Eram vendidas a 1,50 euro cada uma, com parte da receita destinada a apoiar as
famílias dos presos políticos e outra parcela para sustentar as despesas de
campanha. Mas também estabeleciam cumplicidades. O correspondente do Libération, Théo
du Couëdic, registra: “Motoristas,
cozinheiras, frentistas, vendedores de recargas telefônicas… Dezenas de
milhares de jovens e de menos jovens exibem todos os dias este signo de
mobilização — ou de resistência — nos quatro cantos do país. ‘Às pessoas que o
portam, é comum um taxista oferecer uma viagem, ou um ambulante servir um café.
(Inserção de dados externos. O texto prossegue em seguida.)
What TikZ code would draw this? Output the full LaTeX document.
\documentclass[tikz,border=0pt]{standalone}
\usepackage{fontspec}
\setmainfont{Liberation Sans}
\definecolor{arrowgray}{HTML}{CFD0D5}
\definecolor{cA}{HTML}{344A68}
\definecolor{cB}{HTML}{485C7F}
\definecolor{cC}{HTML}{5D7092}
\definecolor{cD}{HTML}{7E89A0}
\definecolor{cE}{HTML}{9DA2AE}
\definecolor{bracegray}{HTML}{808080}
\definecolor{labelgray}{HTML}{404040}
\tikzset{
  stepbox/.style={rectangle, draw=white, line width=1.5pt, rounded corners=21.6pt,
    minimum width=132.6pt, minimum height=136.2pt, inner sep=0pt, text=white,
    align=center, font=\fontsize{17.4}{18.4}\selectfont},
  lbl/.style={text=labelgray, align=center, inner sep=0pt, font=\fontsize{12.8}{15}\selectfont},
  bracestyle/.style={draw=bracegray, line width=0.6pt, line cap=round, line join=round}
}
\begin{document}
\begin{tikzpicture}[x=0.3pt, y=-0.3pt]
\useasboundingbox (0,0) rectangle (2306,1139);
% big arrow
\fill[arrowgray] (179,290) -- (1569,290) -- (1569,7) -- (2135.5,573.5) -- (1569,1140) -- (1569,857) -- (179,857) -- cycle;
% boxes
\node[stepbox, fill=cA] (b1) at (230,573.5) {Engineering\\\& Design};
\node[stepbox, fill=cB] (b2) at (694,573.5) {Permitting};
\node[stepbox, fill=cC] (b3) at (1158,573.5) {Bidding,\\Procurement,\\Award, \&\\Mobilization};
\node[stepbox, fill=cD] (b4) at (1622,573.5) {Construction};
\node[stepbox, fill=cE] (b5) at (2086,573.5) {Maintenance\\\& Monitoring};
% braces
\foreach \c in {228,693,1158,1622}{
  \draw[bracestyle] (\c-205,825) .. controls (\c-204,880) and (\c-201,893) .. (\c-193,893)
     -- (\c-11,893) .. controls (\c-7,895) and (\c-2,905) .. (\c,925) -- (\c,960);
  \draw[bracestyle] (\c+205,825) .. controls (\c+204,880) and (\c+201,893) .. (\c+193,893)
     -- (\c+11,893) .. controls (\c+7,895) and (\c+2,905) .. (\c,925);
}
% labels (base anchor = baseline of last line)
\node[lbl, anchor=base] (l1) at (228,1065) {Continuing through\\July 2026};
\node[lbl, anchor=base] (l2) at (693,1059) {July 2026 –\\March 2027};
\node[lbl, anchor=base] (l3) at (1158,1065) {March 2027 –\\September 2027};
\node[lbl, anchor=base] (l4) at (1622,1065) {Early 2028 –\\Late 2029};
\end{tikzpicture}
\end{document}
É um estado de espírito’, relata Saliou Cissè, membro de uma seção local do
Pastef”.
Foram este
enraizamento incomum e esta conversão de política em atitude, mais
que apenas discurso, que permitiram ao Pastef fazer Diomaye
presidente em tempo-relâmpago. O candidato foi apresentado apenas em 16 de
março, dois dias após sua libertação, num comício conduzido por
Ousmane Sonko. Nesta segunda-feira, nove dias depois, ele declarava, já na
condição de chefe de Estado eleito: “O povo senegalês optou pela ruptura. A
eleição consagra antes de tudo a vitória do povo, no combate pela defesa de sua
soberania e dos valores democráticos”.
* * *
A esquerda recuou
tanto nos últimos dez anos, na maior parte da América e da Europa, que uma
pergunta, cuja resposta antes era óbvia, agora impôs-se. Deve-se questionar e
desafiar o sistema político a partir de uma perspectiva pós-capitalista? Ou
esta atitude foi capturada sem resistências pela ultradireita, que agora posa
de anti-establishment? Às forças antes tidas como “progressistas”
restará apenas a defesa da ordem liberal — precisamente no momento em que as
maiorias mais a rejeitam?
Visto da África, o
cenário parece ser outro. Embora partidária convicta do capitalismo, a
revista Economist reconhece, num artigo recente, que “a
boina vermelha tornou-se o chapéu mais político”, em todo o continente.
Multiplicam-se os movimentos que “evocam o espírito da revolução”, diz o texto.
E cita exemplos. Na África do Sul, crescem os Guerreiros da Liberdade Econômica
[Economic Freedom Fighters],
que, ao contrário do que pode sugerir o nome, são uma dissidência
marxista-leninista do Congresso Nacional Africano — no governo desde a posse de
Nelson Mandela. Em Burkina Faso, Ibrahim Traoré, o
capitão do exército que liderou um golpe antioligárquico em 2022 (e está no
poder), diz inspirar-se em Thomas
Sankara, o presidente comunista assassinado em
1987. Em Uganda, os seguidores do cantor pop Bobi Wine estiveram
próximos de vencer uma eleição presidencial — e continuam muito ativos. A
revista admite, a contragosto: “Para muitos jovens africanos, que olham para o
continente e veem que as promessas de democracia, igualdade e dignidade não
foram cumpridas, a boina vermelha é certamente símbolo de uma revolução que não
está completa”.
Poderá a vitória do
Pastef e de Diomaye Faye, a partir de uma posição de poder, dar novo impulso a
este movimento? O desafio é enorme e a resposta, incerta. Mas algo parece
claro: vêm de novo da África, tão espoliada e tão crucial para a formação da
América Latina, ventos de rebeldia e humanidade.